Due to lack of information there are not a lot of definitive answers on this front.

  • Protected memory (EPC) is protected against DRAM bus tapping attacks (confidentiality, integrity, and freshness)
  • DRAM access pattern can be leaked as it is not protected
  • Vulnerable to cache timing attacks. No simple modification to provably protect SGX against cache timing side channels
  • No mentions about the SMBus which connects the ME to various components on the motherboard
  • Defenses aimed at increasing the cost of chip attacks
  • Threat model excludes power analysis attacks and other side-channel attacks

Privileged Software Attacks

  • Since SGX is implemented in microcode it sits at a higher level than system software.
  • SGX regulates all interactions between non-enclave code and enclave code
  • Hyperthreading is not disabled! By scheduling an attacker on the same physical core of a victim, the attacker can reveal a lot of secrets like instructions executed or memory access pattern
  • Does not protect against passive address translation attacks – leaking the enclave’s memory access pattern
  • No mention of uncore PEBS counters. They are vulnerable to side channel attacks via performance counters but the exact damage is unclear
  • The enclave’s branch history is vulnerable

MIT’s Sanctum

Same guarantees as Intel SGX but also protects against software attacks that can infer the memory access pattern. Implemented in trusted software (doesn’t use cryptographic keys) which is easier to understand / analyze compared to Intel’s microcode. Sanctum is on the Rocket RISC-V cores which are open sourced and can be analyzed by all researchers. Sanctum adds hardware at interfaces between general building blocks to enforce invariants that uphold Sanctum’s security policy.

Threat Model

All software outside the enclave is considered hostile. The attacker can analyze passively collected data, and mount active attacks such as direct or DMA memory probing, and cache timing attacks. Sanctum does not protect software that leaks its own secrets or “by timing their operations”. I interpret this as Sanctum is not free from all side channels but because of the cache partitioning scheme employed the enclaves are protected from cache side channels. Moreover, Sanctum assumes correct hardware (i.e. doesn’t protect against rowhammer).

I specifically want to poke a hole in one of their assumptions: Sanctum also does not defend against physical attacks and consider software attacks that rely on sensor data to be physical attacks. Specifically, “For example, Sanctum does not address information leakage due to power variations, because software would require a temperature or current sensor to carry out such an attack.” I do not believe this is a valid assumption anymore due to attacks like Hertzbleed that exploit timing variations that are a result of clock frequency which is a result of power consumption. It seems like this is not protected under Sanctum either (there is an indirect assumption that power attacks rely on sensor data).

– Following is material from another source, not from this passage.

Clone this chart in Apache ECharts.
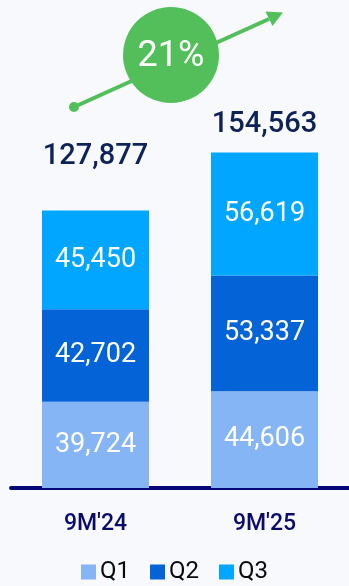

Sanctum vs. SGX Differences

Sanctum Programming Model

The only main difference with SGX is that microcode is replaced with the security monitor which runs at the highest privilege level in RISC-V. Additionally, “Sanctum improves upon SGX by isolating cache sets and page tables used to access an enclave’s private memory, as well as microarchitectural state updated as a side effect of enclave execution. The improved isolation defeats attacks that exploit the memory access pattern information leaks that result from cache and page table sharing, as well as attacks attempting to infer private control flow information from observing core state after enclave execution.” Another key difference is that faults are redirected to the enclaves’s fault handler, this removes information leakage from fault timing attacks that SGX is vulnerable to. The key idea behind Sanctum is that software inside the enclave that does its computation and accesses its data inside the enclave is protected from any attack mounted by software outside the enclave. Though I would argue the above is no longer true in the context of Hertzbleed style attacks. There are definitely more implementation differences, but I think I’m currently only interested in the higher level differences between the two.